Glycosamino Acids: Building Blocks for Combinatorial Synthesis-Implications for Drug Discovery

The unique functions of carbohydrates, including energy storage, transport, modulation of protein function, intercellular adhesion, signal transduction, malignant transformation, and viral and bacterial cell–surface recognition, underlie a significant pharmaceutical potential. The development of combinatorial carbohydrate libraries in this important arena has been slow, in contrast to the rapid development of combinatorial synthesis in the area of small‐molecule libraries and biopolymers. This is largely as a result of the inherent difficulties presented by this class of polyfunctional compounds.
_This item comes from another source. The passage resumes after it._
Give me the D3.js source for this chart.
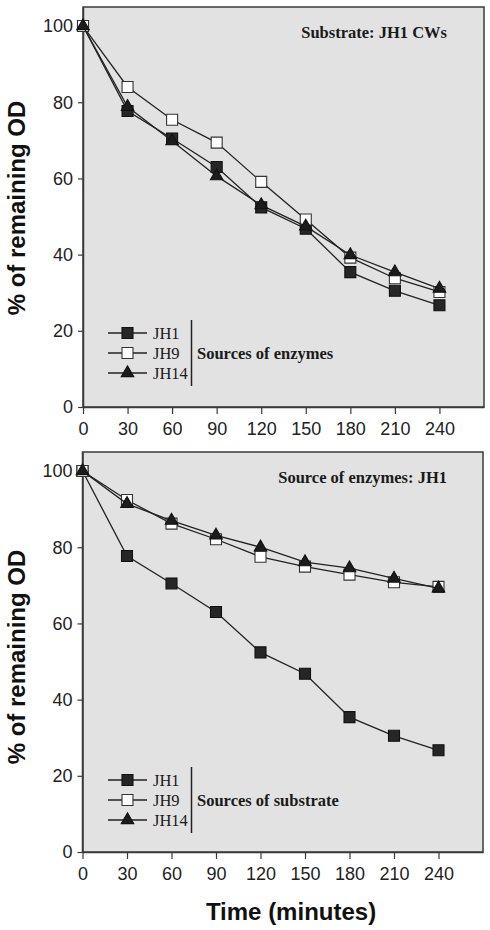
<!DOCTYPE html>
<html>
<head>
<meta charset="utf-8">
<script src="https://cdn.jsdelivr.net/npm/d3@7"></script>
<style>
  html, body { margin: 0; padding: 0; background: #fff; }
  svg { display: block; }
</style>
</head>
<body>
<svg id="chart" width="490" height="930"></svg>
<script>
// ---- data ----
const times = [0, 30, 60, 90, 120, 150, 180, 210, 240];
const xTicks = [0, 30, 60, 90, 120, 150, 180, 210, 240];
const yTicks = [0, 20, 40, 60, 80, 100];
const seriesNames = ["JH1", "JH9", "JH14"];

// top panel: substrate JH1 CWs, enzymes from different sources
const topJH1  = [100, 77.7, 70.5, 63.0, 52.4, 46.8, 35.4, 30.5, 26.7];
const topJH9  = [100, 84.0, 75.4, 69.4, 59.1, 49.2, 39.2, 33.8, 30.2];
const topJH14 = [100, 78.8, 69.8, 60.6, 53.0, 47.4, 39.9, 35.4, 31.1];

// bottom panel: enzymes from JH1, different substrates
const botJH1  = [100, 77.7, 70.5, 63.0, 52.4, 46.8, 35.4, 30.5, 26.7];
const botJH9  = [100, 92.4, 86.2, 82.1, 77.5, 74.9, 72.8, 70.8, 69.6];
const botJH14 = [100, 91.4, 87.0, 83.1, 80.0, 76.1, 74.5, 71.8, 69.2];

const yLabel = "% of remaining OD";
const xLabel = "Time (minutes)";
const topNote = "Substrate: JH1 CWs";
const botNote = "Source of enzymes: JH1";
const topLegendTitle = "Sources of enzymes";
const botLegendTitle = "Sources of substrate";

// ---- layout ----
const svg = d3.select("#chart");
const panels = [
  { top: 7, bottom: 407, left: 83, right: 484, series: [topJH1, topJH9, topJH14],
    note: topNote, legendTitle: topLegendTitle, legendY: 333, labelY: 208 },
  { top: 452, bottom: 852, left: 82.5, right: 483, series: [botJH1, botJH9, botJH14],
    note: botNote, legendTitle: botLegendTitle, legendY: 780, labelY: 657 }
];

const sansFont = "'Liberation Sans', Arial, sans-serif";
const serifFont = "'Liberation Serif', 'Times New Roman', serif";
const styles = [
  { shape: "square", fill: "#262626", stroke: "#111" },
  { shape: "square", fill: "#ffffff", stroke: "#333" },
  { shape: "triangle", fill: "#1c1c1c", stroke: "#111" }
];

function symbolPath(shape) {
  return shape === "square"
    ? d3.symbol().type(d3.symbolSquare).size(121)()
    : d3.symbol().type(d3.symbolTriangle).size(68)();
}

panels.forEach(p => {
  const x = d3.scaleLinear().domain([0, 270]).range([p.left, p.right]);
  const y = d3.scaleLinear().domain([0, 105]).range([p.bottom, p.top]);
  const g = svg.append("g");

  // plot background
  g.append("rect")
    .attr("x", x(0)).attr("y", y(105))
    .attr("width", x(270) - x(0)).attr("height", y(0) - y(105))
    .attr("fill", "#e2e2e2")
    .attr("stroke", "#3a3a3a").attr("stroke-width", 1.5);

  // axes
  const yAxis = g.append("g")
    .attr("transform", `translate(${x(0)},0)`)
    .call(d3.axisLeft(y).tickValues(yTicks).tickSize(5).tickPadding(5).tickSizeOuter(0));
  const xAxis = g.append("g")
    .attr("transform", `translate(0,${y(0)})`)
    .call(d3.axisBottom(x).tickValues(xTicks).tickSize(7).tickPadding(8).tickSizeOuter(0));
  [yAxis, xAxis].forEach(a => {
    a.select(".domain").attr("stroke", "#3a3a3a").attr("stroke-width", 1.5);
    a.selectAll(".tick line").attr("stroke", "#3a3a3a").attr("stroke-width", 1.2);
    a.selectAll(".tick text").attr("font-family", sansFont).attr("font-size", 18).attr("fill", "#222");
  });

  // series
  const line = d3.line().x((d, i) => x(times[i])).y(d => y(d));
  p.series.forEach((vals, si) => {
    const st = styles[si];
    g.append("path").datum(vals)
      .attr("d", line).attr("fill", "none")
      .attr("stroke", "#222").attr("stroke-width", 1.3);
    g.selectAll(null).data(vals).enter().append("path")
      .attr("d", symbolPath(st.shape))
      .attr("transform", (d, i) => `translate(${x(times[i])},${y(d)})`)
      .attr("fill", st.fill).attr("stroke", st.stroke).attr("stroke-width", 1.1);
  });

  // note
  g.append("text")
    .attr("x", 447).attr("y", p.top + 31)
    .attr("text-anchor", "end")
    .attr("font-family", serifFont).attr("font-weight", "bold").attr("font-size", 16.5)
    .attr("fill", "#1a1a1a")
    .text(p.note);

  // legend
  seriesNames.forEach((name, i) => {
    const ly = p.legendY + i * 20;
    const st = styles[i];
    g.append("line").attr("x1", 108).attr("x2", 147).attr("y1", ly).attr("y2", ly)
      .attr("stroke", "#222").attr("stroke-width", 1.3);
    g.append("path").attr("d", symbolPath(st.shape))
      .attr("transform", `translate(127.5,${ly})`)
      .attr("fill", st.fill).attr("stroke", st.stroke).attr("stroke-width", 1.1);
    g.append("text").attr("x", 153).attr("y", ly).attr("dy", "0.35em")
      .attr("font-family", serifFont).attr("font-size", 16.5).attr("fill", "#1a1a1a")
      .text(name);
  });
  g.append("line").attr("x1", 191.5).attr("x2", 191.5)
    .attr("y1", p.legendY - 13).attr("y2", p.legendY + 53)
    .attr("stroke", "#222").attr("stroke-width", 1.5);
  g.append("text").attr("x", 197).attr("y", p.legendY + 20).attr("dy", "0.35em")
    .attr("font-family", serifFont).attr("font-weight", "bold").attr("font-size", 16.5)
    .attr("fill", "#1a1a1a")
    .text(p.legendTitle);

  // y label
  g.append("text")
    .attr("transform", `translate(25,${p.labelY}) rotate(-90)`)
    .attr("text-anchor", "middle")
    .attr("font-family", sansFont).attr("font-weight", "bold").attr("font-size", 24)
    .attr("fill", "#111")
    .text(yLabel);
});

// x label
svg.append("text")
  .attr("x", 291).attr("y", 920)
  .attr("text-anchor", "middle")
  .attr("font-family", sansFont).attr("font-weight", "bold").attr("font-size", 24)
  .attr("fill", "#111")
  .text(xLabel);
</script>
</body>
</html>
Nevertheless, strategies to cope with these problems have been devised over the past seven years, and combinatorial carbohydrate libraries have appeared. The incorporation of an amino acid moiety into the carbohydrate scaffold generates glycosamino acids, which are attractive building blocks for the preparation of carbohydrate‐based libraries because of the well‐established automated peptide synthesis. Derivatization as well as homo‐ and heterooligomerization of glycosamino acids can be used to create novel structures with unique properties. Glycosamino acids are hybrid structures of carbohydrates and amino acids which can be utilized to generate potential glycomimetics and peptidomimetics. The incorporation of glycosamino acids into peptides allows the engineering of carbohydrate‐binding sites into synthetic polypeptides, which may also influence the pharmacokinetic and dynamic properties of the peptides. Furthermore, sugar–amino acid hybrids offer a tremendous structural and functional diversity, which is largely unexplored and requires combinatorial strategies for efficient exploitation. This article provides an overview of previous work on glycosamino acids and discusses their use in combinatorial synthesis and drug discovery. Sugar–amino acid hybrids combine the molecular features of amino acids and carbohydrates. These hybrids (see picture) are attractive building blocks and scaffolds for combinatorial synthesis because of their polyfunctional nature. Oligomerization and derivatization of these hybrids have resulted in novel glycomimetics, peptidomimetics, and biopolymers, many of which are biologically active.